[Haskell-cafe] data analysis question
Richard A. O'Keefe
ok at cs.otago.ac.nz
Thu Nov 13 06:05:00 UTC 2014
On 13/11/2014, at 3:52 pm, Brandon Allbery <allbery.b at gmail.com> wrote:
>
> It is an open source implementation of S ( http://en.wikipedia.org/wiki/S_(programming_language) ) which was developed specifically for statistical applications. I would wonder how much of *that* was shaped by Fortran statistical packages….
The prehistoric version of S *was* a Fortran statistical package.
While the inventors of S were familiar with GLIM, GENSTAT, SPSS, SAS, BMDP, MINITAB, &c.
they _were_ at Bell Labs, and so the language looks a lot like C.
Indeed, several aspects of S were shaped by UNIX, in particular the way S (but not R)
treats the current directory as an “outer block”.
Many (even new) R packages are wrappers around Fortran code.
However, that has had almost no influence on the language itself.
In particular:
- arrays are immutable
> (v <- 1:5)
> w <- v
> w[3] <- 33
> w
[1] 1 2 33 4 5
> v
[1] 1 2 3 4 5
- functions are first class values and higher
order functions are commonplace
- function arguments are evaluated lazily
- good style does *NOT* “traverse arrays by indexes”

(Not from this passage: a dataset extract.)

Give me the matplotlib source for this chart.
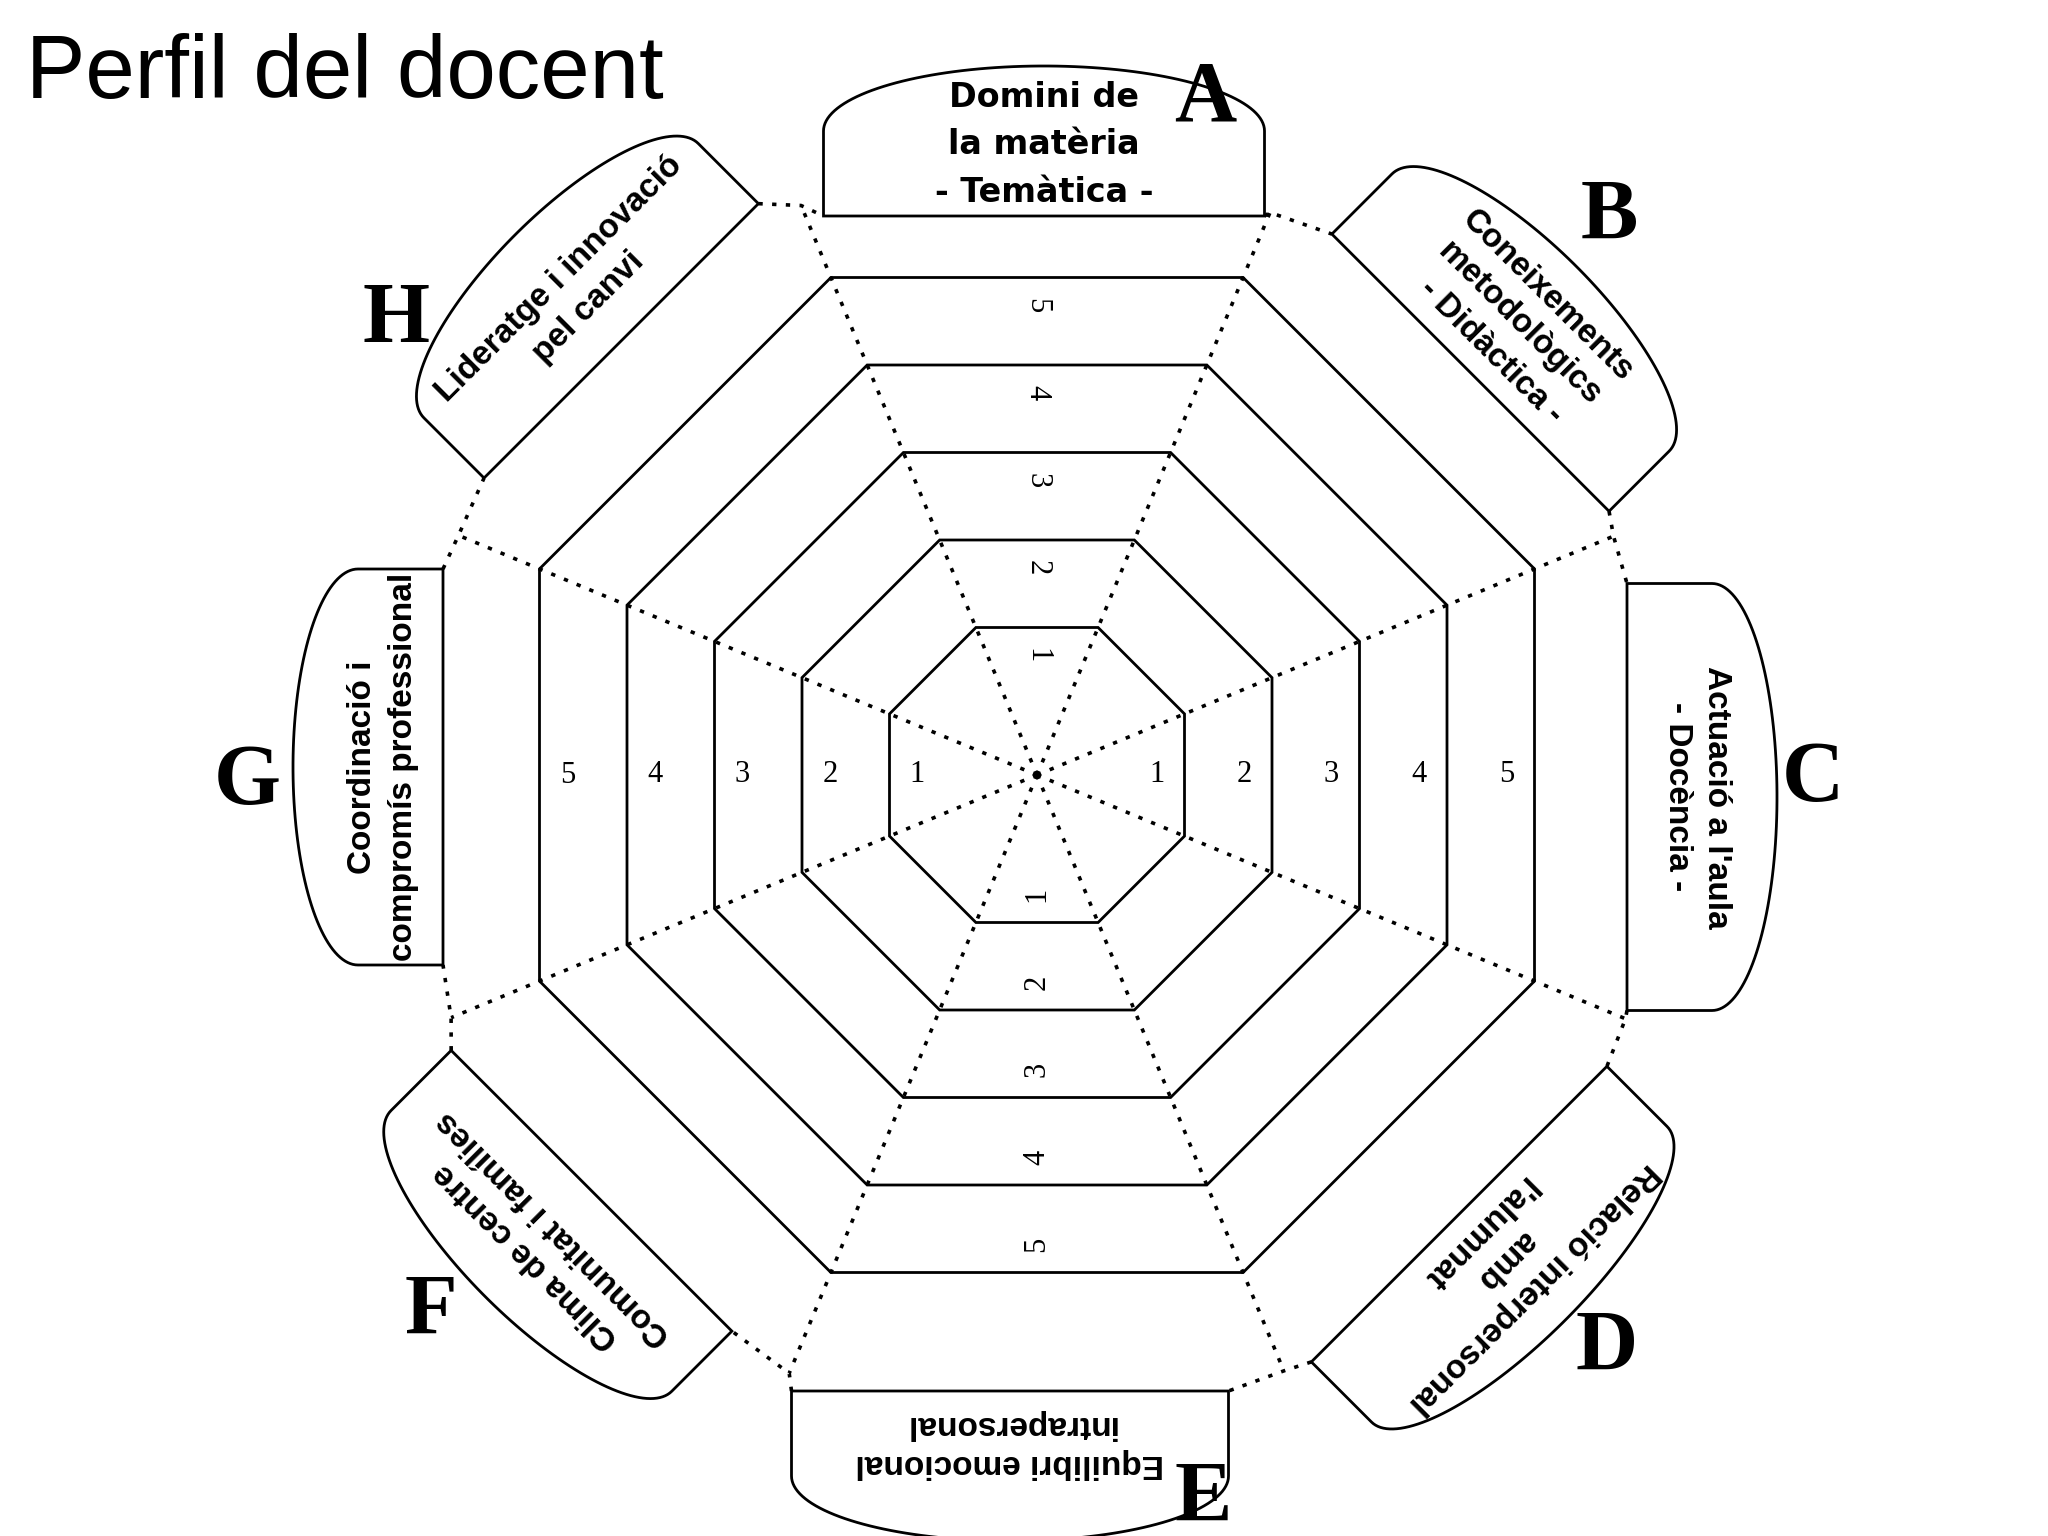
import numpy as np
import matplotlib
matplotlib.use("Agg")
import matplotlib.pyplot as plt
from matplotlib.patches import Polygon

# ---------------- data ----------------
title = "Perfil del docent"
letters = ["A", "B", "C", "D", "E", "F", "G", "H"]
dimensions = [
    "Domini de\nla matèria\n- Temàtica -",
    "Coneixements\nmetodològics\n- Didàctica -",
    "Actuació a l'aula\n- Docència -",
    "Relació interpersonal\namb\nl'alumnat",
    "Equilibri emocional\nintrapersonal",
    "Clima de centre\nComunitat i famílies",
    "Coordinació i\ncompromís professional",
    "Lideratge i innovació\npel canvi",
]
levels = [1, 2, 3, 4, 5]
numbered_axes = ["A", "C", "E", "G"]

# ---------------- layout ----------------
W, H = 2048, 1536
fig = plt.figure(figsize=(20.48, 15.36), dpi=100)
ax = fig.add_axes([0, 0, 1, 1])
ax.set_xlim(0, W)
ax.set_ylim(H, 0)
ax.set_aspect("equal")
ax.axis("off")

cx, cy = 1037, 775
axis_angles = [90 - 45 * i for i in range(len(letters))]
HALF = 22.5
box_r0 = [559, 591, 590, 609, 616, 609, 594, 601]     # inner edge of each label box
box_w = [441, 392, 427, 418, 437, 397, 396, 388]
box_t0 = [7, 22, 22, 12, 27, 21, 8, 13]               # sideways shift of each box
text_du = [71, 69, 70, 66, 53, 73, 60, 67]            # text centre above inner edge
text_ls = [1.55, 1.35, 1.35, 1.35, 1.35, 1.35, 1.45, 1.4]
BOX_H1 = 85
BOX_H2 = 65


def level_r(k):
    return 60 + 87.5 * k


def P(r, ang):
    a = np.radians(ang)
    return cx + r * np.cos(a), cy - r * np.sin(a)


def octagon(apothem):
    rv = apothem / np.cos(np.radians(HALF))
    return [P(rv, HALF + 45 * i) for i in range(8)]


def local(u, t, ang):
    a = np.radians(ang)
    gx = u * np.cos(a) + t * np.sin(a)
    gy = u * np.sin(a) - t * np.cos(a)
    return cx + gx, cy - gy


lw_line = 2.0
dot_style = (0, (1.2, 2.6))

# spokes end in the gaps between neighbouring boxes
n = len(letters)
for i in range(n):
    j = (i + 1) % n
    c1 = local(box_r0[i], box_t0[i] + box_w[i] / 2, axis_angles[i])
    c2 = local(box_r0[j], box_t0[j] - box_w[j] / 2, axis_angles[j])
    mx, my = (c1[0] + c2[0]) / 2, (c1[1] + c2[1]) / 2
    r_end = np.hypot(mx - cx, my - cy)
    ex, ey = P(r_end, axis_angles[i] - 22.5)
    ax.plot([cx, ex], [cy, ey], color="black", lw=2.6, linestyle=dot_style,
            solid_capstyle="butt", zorder=2)
    ax.plot([c1[0], ex, c2[0]], [c1[1], ey, c2[1]], color="black", lw=2.6,
            linestyle=dot_style, solid_capstyle="butt", zorder=2)

# level octagons
for k in levels:
    ax.add_patch(Polygon(octagon(level_r(k)), closed=True, fill=False,
                         edgecolor="black", lw=lw_line, zorder=3))

# level numbers on the four main axes
digit_rot = {"A": -90, "C": 0, "E": 90, "G": 0}
for letter, ang in zip(letters, axis_angles):
    if letter not in numbered_axes:
        continue
    for k in levels:
        x, y = P(level_r(k) - 28, ang)
        ax.text(x, y, str(k), fontsize=22, family="Liberation Serif",
                rotation=digit_rot[letter], ha="center", va="center",
                rotation_mode="anchor", zorder=4)

# label boxes
theta = np.linspace(0, np.pi, 80)
for idx, (letter, label, ang) in enumerate(zip(letters, dimensions, axis_angles)):
    R0, BW, t0 = box_r0[idx], box_w[idx], box_t0[idx]
    pts = [local(R0, t0 - BW / 2, ang), local(R0, t0 + BW / 2, ang),
           local(R0 + BOX_H1, t0 + BW / 2, ang)]
    for th in theta:
        pts.append(local(R0 + BOX_H1 + BOX_H2 * np.sin(th),
                         t0 + BW / 2 * np.cos(th), ang))
    pts.append(local(R0 + BOX_H1, t0 - BW / 2, ang))
    ax.add_patch(Polygon(pts, closed=True, facecolor="white",
                         edgecolor="black", lw=2.0, zorder=5))
    rot = ang - 90
    if rot <= -180:
        rot += 360
    tx, ty = local(R0 + text_du[idx], t0, ang)
    fam = "DejaVu Sans" if letter == "A" else "Liberation Sans"
    ax.text(tx, ty, label, fontsize=24, fontweight="bold",
            family=fam, rotation=rot, ha="center", va="center",
            rotation_mode="anchor", multialignment="center",
            linespacing=text_ls[idx], zorder=6)

# big letters
letter_pos = [(696, 76.0), (798, 44.2), (776, -0.4), (809, -45.2),
              (744, -77.1), (810, -138.4), (790, 180.6), (785, 144.7)]
for letter, (r, a) in zip(letters, letter_pos):
    x, y = P(r, a)
    ax.text(x, y, letter, fontsize=62, fontweight="bold",
            family="Liberation Serif", ha="center", va="center", zorder=7)

# title
ax.text(26, 98, title, fontsize=64, family="Liberation Sans",
        ha="left", va="baseline", zorder=7)

fig.savefig("out.png", dpi=100, facecolor="white")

but operates on whole arrays in APL/Fortran 90 style.
For example, you do not do
for (i in 1:m) for (j in 1:n) r[i,j] <- f(v[i], w[j])
but
r <- outer(v, w, f)
If you _do_ “express data transformations and queries
functionally in R” — which I repeat is native good style —
it will perform well; if you “traverse arrays by indexes”
you will wish you hadn’t. This is not something that
Fortran 66 or Fortran 77 would have taught anyone.
Let me put it this way: R is about as close to a functional
language as you can get without actually being one.